--- begin MATERIAL PROVIDED ---
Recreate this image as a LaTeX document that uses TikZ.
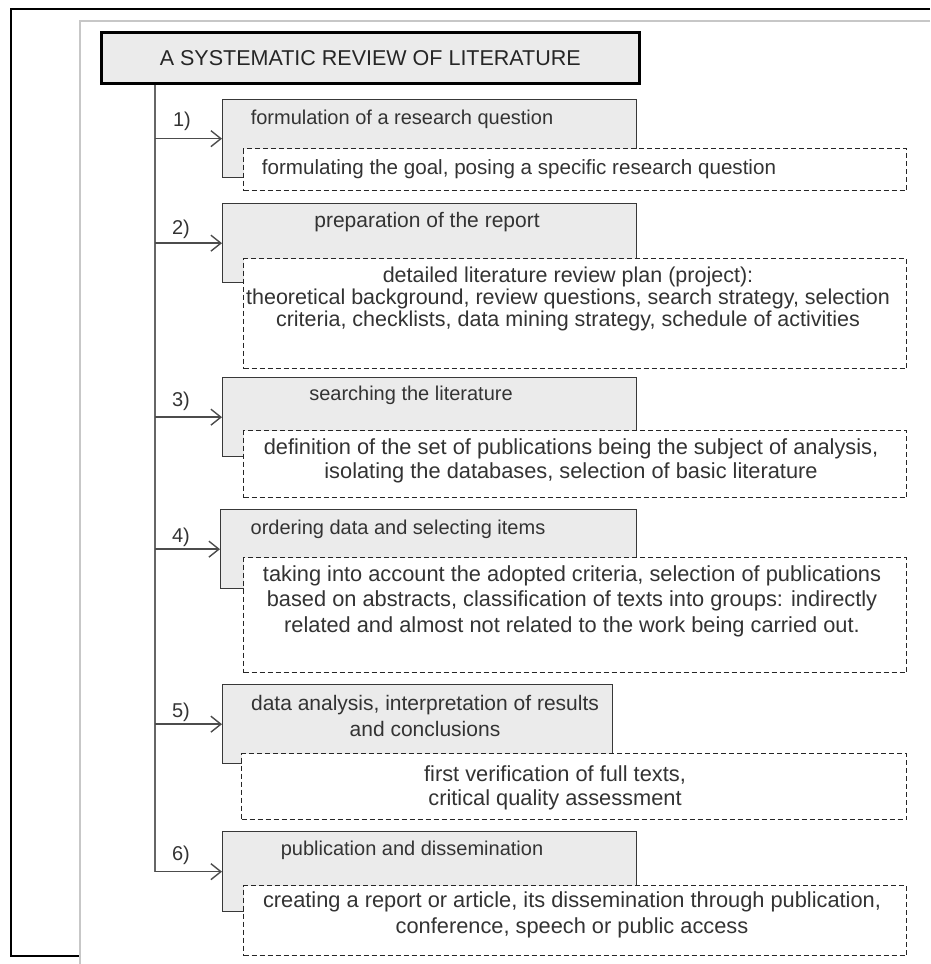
\documentclass[tikz,border=0pt]{standalone}
\usepackage{fontspec}
\setmainfont{Liberation Sans}
\usetikzlibrary{arrows.meta}
\begin{document}
\begin{tikzpicture}[x=1pt,y=-1pt,
  graybox/.style={draw=black!78, line width=1.3pt, fill=black!8, anchor=north west, inner sep=0pt},
  dashbox/.style={draw=black!85, line width=1pt, dash pattern=on 5pt off 3pt, fill=white, anchor=north west, inner sep=0pt},
  lbl/.style={font=\fontsize{20}{22}\selectfont, text=black!80, inner sep=0pt, align=center},
  dlbl/.style={lbl, font=\fontsize{21.8}{24}\selectfont},
  num/.style={font=\fontsize{20}{22}\selectfont, text=black!80, inner sep=0pt},
  conn/.style={draw=black!70, line width=1.4pt, -{Straight Barb[length=10pt,width=16pt,line width=1.4pt]}},
  trunkline/.style={draw=black!60, line width=1.6pt}]
\useasboundingbox (0,0) rectangle (930,964);
% page frame
\draw[black, line width=1.5pt] (930,9) -- (11,9) -- (11,956) -- (80,956);
\draw[black!22, line width=1.5pt] (930,21) -- (80,21) -- (80,964);
% title
\node[draw=black, line width=2.6pt, fill=black!8, anchor=north west, minimum width=538pt, minimum height=51pt, inner sep=0pt, font=\fontsize{21.5}{24}\selectfont, text=black!85] (title) at (100,31) {A SYSTEMATIC REVIEW OF LITERATURE};
\coordinate (tr) at (155,83);
% gray boxes
\node[graybox, minimum width=414pt, minimum height=78pt] (g1) at (222,99) {};
\node[graybox, minimum width=414pt, minimum height=79pt] (g2) at (222,203) {};
\node[graybox, minimum width=414pt, minimum height=79pt] (g3) at (222,377) {};
\node[graybox, minimum width=416pt, minimum height=79pt] (g4) at (220,509) {};
\node[graybox, minimum width=390pt, minimum height=79pt] (g5) at (222,684) {};
\node[graybox, minimum width=414pt, minimum height=80pt] (g6) at (222,831) {};
% dashed boxes
\node[dashbox, minimum width=663pt, minimum height=42pt] (d1) at (243,148) {};
\node[dashbox, minimum width=663pt, minimum height=110pt] (d2) at (243,258) {};
\node[dashbox, minimum width=663pt, minimum height=67pt] (d3) at (243,430) {};
\node[dashbox, minimum width=663pt, minimum height=115pt] (d4) at (243,557) {};
\node[dashbox, minimum width=665pt, minimum height=66pt] (d5) at (241,753) {};
\node[dashbox, minimum width=663pt, minimum height=70pt] (d6) at (243,885) {};
% trunk and arrows
\draw[trunkline] (title.south -| tr) -- (tr |- g6.west);
\draw[conn] (tr |- g1.west) -- (g1.west);
\draw[conn] (tr |- g2.west) -- (g2.west);
\draw[conn] (tr |- g3.west) -- (g3.west);
\draw[conn] (tr |- g4.west) -- (g4.west);
\draw[conn] (tr |- g5.west) -- (g5.west);
\draw[conn] (tr |- g6.west) -- (g6.west);
% numbers
\node[num] (n1) at (182,121) {1)};
\node[num] (n2) at (181,229) {2)};
\node[num] (n3) at (181,401) {3)};
\node[num] (n4) at (181,537) {4)};
\node[num] (n5) at (181,712) {5)};
\node[num] (n6) at (181,855) {6)};
% gray box texts
\node[lbl] (t1) at (402,119) {formulation of a research question};
\node[lbl, font=\fontsize{21}{22}\selectfont] (t2) at (427,222) {preparation of the report};
\node[lbl] (t3) at (411,395) {searching the literature};
\node[lbl] (t4) at (398,529) {ordering data and selecting items};
\node[lbl, font=\fontsize{21}{26}\selectfont] (t5) at (425,716) {data analysis, interpretation of results\\and conclusions};
\node[lbl] (t6) at (412,850) {publication and dissemination};
% dashed box texts
\node[dlbl, font=\fontsize{20.6}{24}\selectfont] (s1) at (519,169) {formulating the goal, posing a specific research question};
\node[dlbl, font=\fontsize{21.5}{22}\selectfont] (s2) at (568,299) {detailed literature review plan (project):\\theoretical background, review questions, search strategy, selection\\criteria, checklists, data mining strategy, schedule of activities};
\node[dlbl, font=\fontsize{21.8}{24}\selectfont] (s3) at (571,461) {definition of the set of publications being the subject of analysis,\\isolating the databases, selection of basic literature};
\node[dlbl, font=\fontsize{21.8}{25.5}\selectfont] (s4) at (572,601) {taking into account the adopted criteria, selection of publications\\based on abstracts, classification of texts into groups: indirectly\\related and almost not related to the work being carried out.};
\node[dlbl, font=\fontsize{21.8}{24}\selectfont] (s5) at (555,788) {first verification of full texts,\\critical quality assessment};
\node[dlbl, font=\fontsize{21.8}{26}\selectfont] (s6) at (572,915) {creating a report or article, its dissemination through publication,\\conference, speech or public access};
\end{tikzpicture}
\end{document}
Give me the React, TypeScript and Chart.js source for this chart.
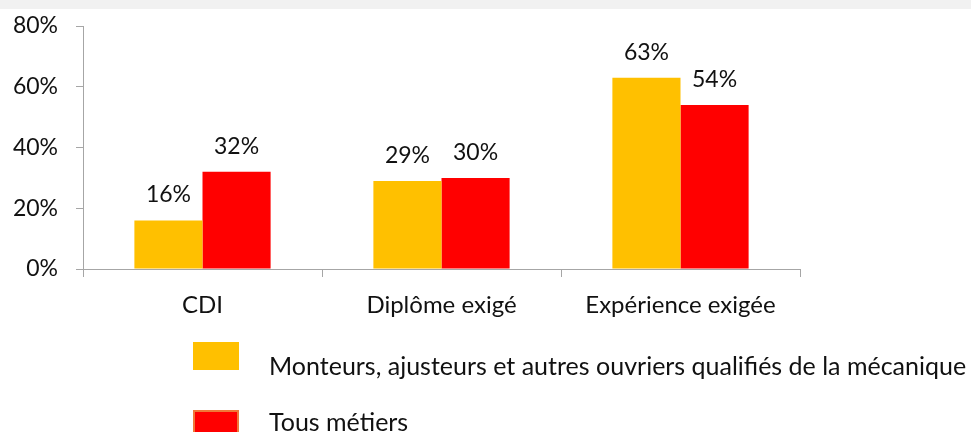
--- end MATERIAL PROVIDED ---
*WHAT IS NEEDED*. Repeat all the data as it stands, dropping any images it holds.

*TASK SOLUTION*.
Recreate this image as a LaTeX document that uses TikZ.
\documentclass[tikz,border=0pt]{standalone}
\usepackage{fontspec}
\setmainfont{Liberation Sans}
\usetikzlibrary{arrows.meta}
\begin{document}
\begin{tikzpicture}[x=1pt,y=-1pt,
  graybox/.style={draw=black!78, line width=1.3pt, fill=black!8, anchor=north west, inner sep=0pt},
  dashbox/.style={draw=black!85, line width=1pt, dash pattern=on 5pt off 3pt, fill=white, anchor=north west, inner sep=0pt},
  lbl/.style={font=\fontsize{20}{22}\selectfont, text=black!80, inner sep=0pt, align=center},
  dlbl/.style={lbl, font=\fontsize{21.8}{24}\selectfont},
  num/.style={font=\fontsize{20}{22}\selectfont, text=black!80, inner sep=0pt},
  conn/.style={draw=black!70, line width=1.4pt, -{Straight Barb[length=10pt,width=16pt,line width=1.4pt]}},
  trunkline/.style={draw=black!60, line width=1.6pt}]
\useasboundingbox (0,0) rectangle (930,964);
% page frame
\draw[black, line width=1.5pt] (930,9) -- (11,9) -- (11,956) -- (80,956);
\draw[black!22, line width=1.5pt] (930,21) -- (80,21) -- (80,964);
% title
\node[draw=black, line width=2.6pt, fill=black!8, anchor=north west, minimum width=538pt, minimum height=51pt, inner sep=0pt, font=\fontsize{21.5}{24}\selectfont, text=black!85] (title) at (100,31) {A SYSTEMATIC REVIEW OF LITERATURE};
\coordinate (tr) at (155,83);
% gray boxes
\node[graybox, minimum width=414pt, minimum height=78pt] (g1) at (222,99) {};
\node[graybox, minimum width=414pt, minimum height=79pt] (g2) at (222,203) {};
\node[graybox, minimum width=414pt, minimum height=79pt] (g3) at (222,377) {};
\node[graybox, minimum width=416pt, minimum height=79pt] (g4) at (220,509) {};
\node[graybox, minimum width=390pt, minimum height=79pt] (g5) at (222,684) {};
\node[graybox, minimum width=414pt, minimum height=80pt] (g6) at (222,831) {};
% dashed boxes
\node[dashbox, minimum width=663pt, minimum height=42pt] (d1) at (243,148) {};
\node[dashbox, minimum width=663pt, minimum height=110pt] (d2) at (243,258) {};
\node[dashbox, minimum width=663pt, minimum height=67pt] (d3) at (243,430) {};
\node[dashbox, minimum width=663pt, minimum height=115pt] (d4) at (243,557) {};
\node[dashbox, minimum width=665pt, minimum height=66pt] (d5) at (241,753) {};
\node[dashbox, minimum width=663pt, minimum height=70pt] (d6) at (243,885) {};
% trunk and arrows
\draw[trunkline] (title.south -| tr) -- (tr |- g6.west);
\draw[conn] (tr |- g1.west) -- (g1.west);
\draw[conn] (tr |- g2.west) -- (g2.west);
\draw[conn] (tr |- g3.west) -- (g3.west);
\draw[conn] (tr |- g4.west) -- (g4.west);
\draw[conn] (tr |- g5.west) -- (g5.west);
\draw[conn] (tr |- g6.west) -- (g6.west);
% numbers
\node[num] (n1) at (182,121) {1)};
\node[num] (n2) at (181,229) {2)};
\node[num] (n3) at (181,401) {3)};
\node[num] (n4) at (181,537) {4)};
\node[num] (n5) at (181,712) {5)};
\node[num] (n6) at (181,855) {6)};
% gray box texts
\node[lbl] (t1) at (402,119) {formulation of a research question};
\node[lbl, font=\fontsize{21}{22}\selectfont] (t2) at (427,222) {preparation of the report};
\node[lbl] (t3) at (411,395) {searching the literature};
\node[lbl] (t4) at (398,529) {ordering data and selecting items};
\node[lbl, font=\fontsize{21}{26}\selectfont] (t5) at (425,716) {data analysis, interpretation of results\\and conclusions};
\node[lbl] (t6) at (412,850) {publication and dissemination};
% dashed box texts
\node[dlbl, font=\fontsize{20.6}{24}\selectfont] (s1) at (519,169) {formulating the goal, posing a specific research question};
\node[dlbl, font=\fontsize{21.5}{22}\selectfont] (s2) at (568,299) {detailed literature review plan (project):\\theoretical background, review questions, search strategy, selection\\criteria, checklists, data mining strategy, schedule of activities};
\node[dlbl, font=\fontsize{21.8}{24}\selectfont] (s3) at (571,461) {definition of the set of publications being the subject of analysis,\\isolating the databases, selection of basic literature};
\node[dlbl, font=\fontsize{21.8}{25.5}\selectfont] (s4) at (572,601) {taking into account the adopted criteria, selection of publications\\based on abstracts, classification of texts into groups: indirectly\\related and almost not related to the work being carried out.};
\node[dlbl, font=\fontsize{21.8}{24}\selectfont] (s5) at (555,788) {first verification of full texts,\\critical quality assessment};
\node[dlbl, font=\fontsize{21.8}{26}\selectfont] (s6) at (572,915) {creating a report or article, its dissemination through publication,\\conference, speech or public access};
\end{tikzpicture}
\end{document}
Give me the React, TypeScript and Chart.js source for this chart.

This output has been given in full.